Test the tech before the day, seriously
The number one slideshow disaster is technical. The file won't open, the aspect ratio is wrong so everyone's heads are cut off, the audio doesn't come through the venue speakers, the laptop goes to sleep. Prevent all of it with a real test.
- Match the screen's aspect ratio. Most projectors and TVs are 16:9 widescreen. Build your slideshow in 16:9 so nothing gets chopped or squished.
- Bring the right cables and adapters. HDMI usually, plus whatever dongle your laptop needs. Bring a backup.
- Get the audio sorted. Decide if sound comes from the laptop (usually too quiet) or plugs into the DJ/venue sound system (way better). Test this with whoever runs audio.
- Have it on two devices.

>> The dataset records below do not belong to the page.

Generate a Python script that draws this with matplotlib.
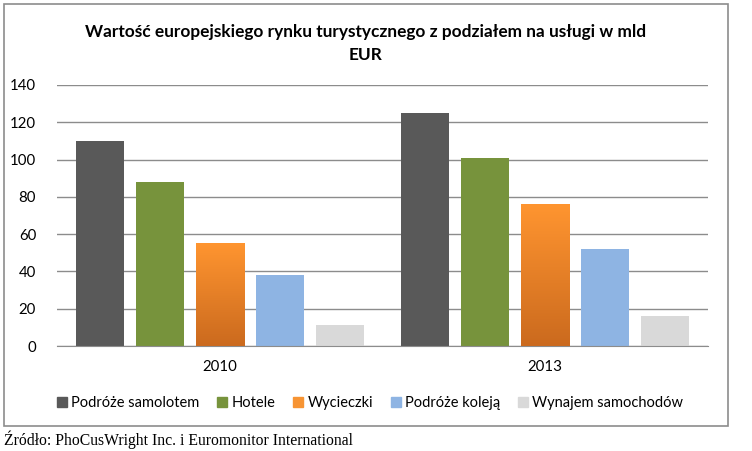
import matplotlib
matplotlib.use("Agg")
import matplotlib.pyplot as plt
import matplotlib.patches as mpatches
import numpy as np
from matplotlib.colors import LinearSegmentedColormap

years = ["2010", "2013"]
series = ["Podróże samolotem", "Hotele", "Wycieczki", "Podróże koleją", "Wynajem samochodów"]
values = {
    "Podróże samolotem": [110, 125],
    "Hotele": [88, 101],
    "Wycieczki": [55, 76],
    "Podróże koleją": [38, 52],
    "Wynajem samochodów": [11, 16],
}
colors = ["#595959", "#77933C", "#F79433", "#8EB4E3", "#D9D9D9"]

plt.rcParams['font.family'] = ['Lato', 'DejaVu Sans']

fig = plt.figure(figsize=(7.52, 4.51), dpi=100)
W, H = 752, 451

# outer frame of the chart
frame = mpatches.Rectangle((4 / W, 1 - 426 / H), 724 / W, 422 / H, transform=fig.transFigure,
                           fill=False, edgecolor="#8c8c8c", linewidth=1.2)
fig.patches.append(frame)

ax = fig.add_axes([57 / W, 1 - 346 / H, 651 / W, 261 / H])
ax.set_xlim(-0.5, 1.5)
ax.set_ylim(0, 140)
ax.set_yticks(range(0, 141, 20))
ax.yaxis.grid(True, color="#8c8c8c", linewidth=1)
ax.set_axisbelow(True)
for s in ["top", "right", "left"]:
    ax.spines[s].set_visible(False)
ax.spines["bottom"].set_color("#8c8c8c")
ax.tick_params(axis="both", length=0, labelsize=10.8, colors="#000000")
ax.tick_params(axis="y", pad=15)
ax.tick_params(axis="x", pad=10)

x = np.arange(len(years))
bw = 0.148
step = 0.1845
orange_cmap = LinearSegmentedColormap.from_list("or", ["#CB6A1E", "#FF9530"])
for i, name in enumerate(series):
    xs = x + (i - 2) * step
    bars = ax.bar(xs, values[name], width=bw, color=colors[i], label=name, zorder=2)
    if name == "Wycieczki":
        for b in bars:
            grad = np.linspace(0, 1, 256).reshape(-1, 1)
            im = ax.imshow(grad, cmap=orange_cmap, origin="lower", aspect="auto",
                           extent=[b.get_x(), b.get_x() + b.get_width(), 0, b.get_height()],
                           zorder=3)
            im.set_clip_path(b)

ax.set_xticks(x)
ax.set_xticklabels(years)

fig.text(366 / W, 1 - 32 / H, "Wartość europejskiego rynku turystycznego z podziałem na usługi w mld",
         ha="center", va="center", fontsize=12.4, fontweight="bold")
fig.text(366 / W, 1 - 55 / H, "EUR", ha="center", va="center", fontsize=12.4, fontweight="bold")

handles = [mpatches.Patch(color=c) for c in colors]
fig.legend(handles, series, loc="center", bbox_to_anchor=(370 / W, 1 - 403 / H), ncol=5,
           frameon=False, fontsize=10.5, handlelength=0.7, handleheight=0.7,
           handletextpad=0.3, columnspacing=1.2)

fig.text(4 / W, 1 - 440 / H, "Źródło: PhoCusWright Inc. i Euromonitor International",
         ha="left", va="center", fontsize=11.3, family=["Liberation Serif", "DejaVu Serif"])

fig.savefig("out.png", dpi=100)
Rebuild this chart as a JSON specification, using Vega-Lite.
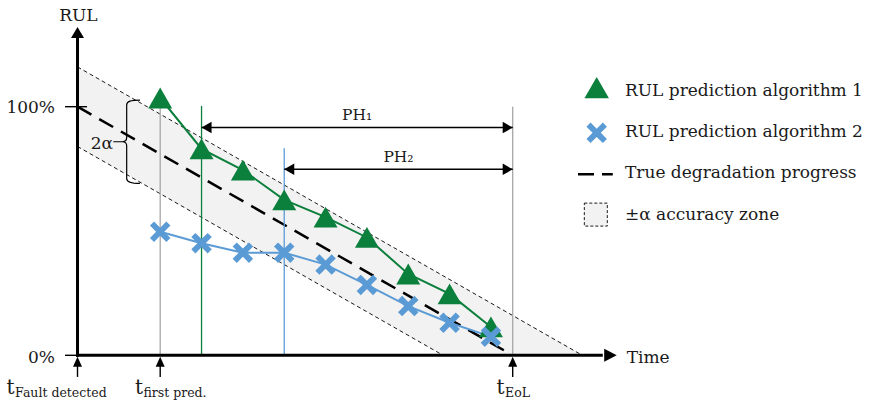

Put the final MP4 on a laptop AND a USB stick AND maybe email it to your DJ. Redundancy saves weddings.
- Assign a human. Someone reliable presses play at the right moment and makes sure the laptop doesn't fall asleep. Not you, you'll be busy getting married.
Coordinate with your DJ or coordinator on exactly when it plays. "Right after the main course, before toasts" is a common slot. Write it into the timeline.
The live guest photo feed, the fun modern option
Okay this is the one people get excited about. Instead of (or alongside) a pre-made montage, you have a screen showing photos guests are taking in real time throughout the night. Cocktail hour candids, dinner table silliness, dance floor chaos, all popping up live. It's a total crowd-pleaser and it makes guests feel involved.
The trick is you need a frictionless way for guests to get their photos onto the screen. Nobody's downloading an app at a wedding. The setups that actually work let guests scan a QR code with their phone camera and upload instantly, no account, no fuss. Tools like WeddingQR collect all those guest photos into one shared folder as they come in, which you can point a display at or, more practically, enjoy as a giant bonus gallery the next morning. Even if you don't run it live on a screen, having every guest's photos flowing into one place beats chasing 80 people for their camera rolls later. You can set that up here before the wedding.
If you do want it truly live on a screen, talk to whoever's handling your AV about pulling from that shared folder, and maybe put a friend in charge of quickly hiding any photo that shouldn't be up there. A little light moderation keeps it fun and not chaotic.
Where to put the screen(s)
Placement matters more than you'd think. A screen tucked in a corner nobody faces is wasted. For a montage, you want one big screen or projector everyone can see from their dinner tables, ideally near the dance floor or head table. For an ambiance or live feed, a screen near the bar or entrance where people naturally gather works great, and a second one is nice for bigger rooms.
Mind the lighting too, a bright projector image needs a somewhat dim wall, so coordinate with your lighting plan. Speaking of which, if you're figuring out reception lighting in general, it plays right into how well any screen reads in the room.
A quick recap
Decide your slideshow type early, gather photos a month out, curate down to a tight 5 to 6 minutes, pick one or two meaningful songs and sync the peak, build it in 16:9, export a single video file, and TEST the tech at the venue with the actual cables and audio. Assign someone to press play. And if you want the fun modern layer, set up an easy way for guests to feed their live photos in, then just enjoy the giant gallery of candids you'll wake up to. Do that and your slideshow won't be the part people politely sit through, it'll be the part they're still talking about at brunch the next day.